One of its executives, David McKillips, posed for a photo with Saudi Crown Prince Mohammed bin Salman on the sidelines of this week’s Future Investment Initiative, according to Al Arabiya. And the theme-park operator is sticking with plans to open in the country under a licensing deal.
Chief Financial Officer Marshall Barber said on a conference call Wednesday that the Saudi park was “scheduled to open up in 2023.”
The theme-park operator is under pressure to build its presence overseas, especially as attendance growth slows in the U.S. Shares of Six Flags suffered their biggest plunge ever on Wednesday after the company posted weak quarterly results.
The Grand Prairie, Texas-based company announced a deal with the Saudi sovereign wealth fund in April. The idea is to bring the Six Flags brand to Qiddiya, a resort that aims to be “Saudi Arabia’s first entertainment, sports and cultural destination.”

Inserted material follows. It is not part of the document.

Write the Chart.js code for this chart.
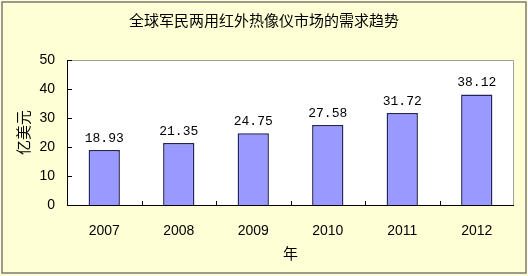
<!DOCTYPE html>
<html>
<head>
<meta charset="utf-8">
<script src="https://cdn.jsdelivr.net/npm/chart.js@4/dist/chart.umd.min.js"></script>
<style>
  html, body { margin: 0; padding: 0; background: #ffffff; }
  #wrap { width: 528px; height: 276px; position: relative; }
</style>
</head>
<body>
<div id="wrap"><canvas id="demandChart" width="528" height="276"></canvas></div>
<script>
// === Data ===
const years = ['2007', '2008', '2009', '2010', '2011', '2012'];
const demand = [18.93, 21.35, 24.75, 27.58, 31.72, 38.12];
const yTicks = [0, 10, 20, 30, 40, 50];
const chartTitle = '全球军民两用红外热像仪市场的需求趋势';
const yTitle = '亿美元';
const xTitle = '年';

// background, frame, title, inside ticks and value labels
const decorPlugin = {
  id: 'decor',
  beforeDraw(chart) {
    const ctx = chart.ctx;
    const a = chart.chartArea;
    ctx.save();
    ctx.fillStyle = '#ffffd6';
    ctx.fillRect(0, 0, chart.width, chart.height);
    ctx.strokeStyle = '#7a7a7a';
    ctx.lineWidth = 1.5;
    ctx.strokeRect(2, 2, chart.width - 4, chart.height - 5);
    ctx.fillStyle = '#ffffff';
    ctx.fillRect(a.left, a.top, a.right - a.left, a.bottom - a.top);
    ctx.strokeStyle = '#a0a0a0';
    ctx.lineWidth = 1;
    ctx.beginPath();
    ctx.moveTo(a.left, a.top + 0.5);
    ctx.lineTo(a.right - 0.5, a.top + 0.5);
    ctx.lineTo(a.right - 0.5, a.bottom);
    ctx.stroke();
    ctx.fillStyle = '#000000';
    ctx.font = '15px "Noto Sans CJK SC"';
    ctx.textAlign = 'center';
    ctx.textBaseline = 'middle';
    ctx.fillText(chartTitle, chart.width / 2, 20);
    ctx.restore();
  },
  afterDraw(chart) {
    const ctx = chart.ctx;
    const a = chart.chartArea;
    const x = chart.scales.x;
    const y = chart.scales.y;
    ctx.save();
    ctx.strokeStyle = '#000000';
    ctx.lineWidth = 1;
    ctx.beginPath();
    ctx.moveTo(a.left + 0.5, a.top);
    ctx.lineTo(a.left + 0.5, a.bottom + 0.5);
    ctx.lineTo(a.right, a.bottom + 0.5);
    yTicks.forEach(v => {
      const py = Math.round(y.getPixelForValue(v)) + 0.5;
      ctx.moveTo(a.left, py);
      ctx.lineTo(a.left + 5, py);
    });
    const step = (a.right - a.left) / years.length;
    for (let i = 1; i < years.length; i++) {
      const px = Math.round(a.left + step * i) + 0.5;
      ctx.moveTo(px, a.bottom);
      ctx.lineTo(px, a.bottom - 4);
    }
    ctx.stroke();

    const meta = chart.getDatasetMeta(0);
    ctx.fillStyle = '#000000';
    ctx.font = '13px "Liberation Mono"';
    ctx.textAlign = 'center';
    ctx.textBaseline = 'bottom';
    meta.data.forEach((bar, i) => {
      ctx.fillText(demand[i].toFixed(2), bar.x, bar.y - 5);
    });
    ctx.restore();
  }
};

const ctx = document.getElementById('demandChart').getContext('2d');
new Chart(ctx, {
  type: 'bar',
  data: {
    labels: years,
    datasets: [{
      label: yTitle,
      data: demand,
      backgroundColor: '#9999ff',
      borderColor: '#23235e',
      borderWidth: 1.5,
      borderSkipped: 'bottom',
      categoryPercentage: 0.84,
      barPercentage: 0.5
    }]
  },
  options: {
    responsive: false,
    animation: false,
    layout: { padding: { left: 0, top: 60, right: 14, bottom: 0 } },
    plugins: {
      legend: { display: false },
      tooltip: { enabled: false }
    },
    scales: {
      x: {
        afterFit: s => { s.height = 71; },
        grid: { display: false },
        border: { display: false },
        ticks: { color: '#000000', padding: 10, font: { family: 'Liberation Sans', size: 14 } },
        title: {
          display: true, text: xTitle, color: '#000000',
          padding: { top: 0, bottom: 14 },
          font: { family: 'Noto Sans CJK SC', size: 15 }
        }
      },
      y: {
        min: 0,
        max: 50,
        afterFit: s => { s.width = 67; },
        afterBuildTicks: s => { s.ticks = yTicks.map(v => ({ value: v })); },
        grid: { display: false },
        border: { display: false },
        ticks: { color: '#000000', padding: 4, font: { family: 'Liberation Sans', size: 14 } },
        title: {
          display: true, text: yTitle, color: '#000000',
          padding: { top: 14, bottom: 0 },
          font: { family: 'Noto Sans CJK SC', size: 15 }
        }
      }
    }
  },
  plugins: [decorPlugin]
});
</script>
</body>
</html>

Six Flags didn’t respond to requests for comment on its Saudi plans or McKillips’s attendance at the conference, dubbed “Davos in the Desert.”
Six Flags was one of several entertainment companies in the spring to cozy up to Saudi Arabia under a purported liberalization plan by the crown prince. Cirque du Soleil has already performed shows in the region. And cinema giant AMC Entertainment Holdings Inc. discussed plans to generate $1 billion in revenue by opening theaters in the country.
The death of writer Jamal Khashoggi in Saudi Arabia’s consulate in Istanbul has cast a cloud over the corporate push. But Six Flags, for one, isn’t showing signs of backing away.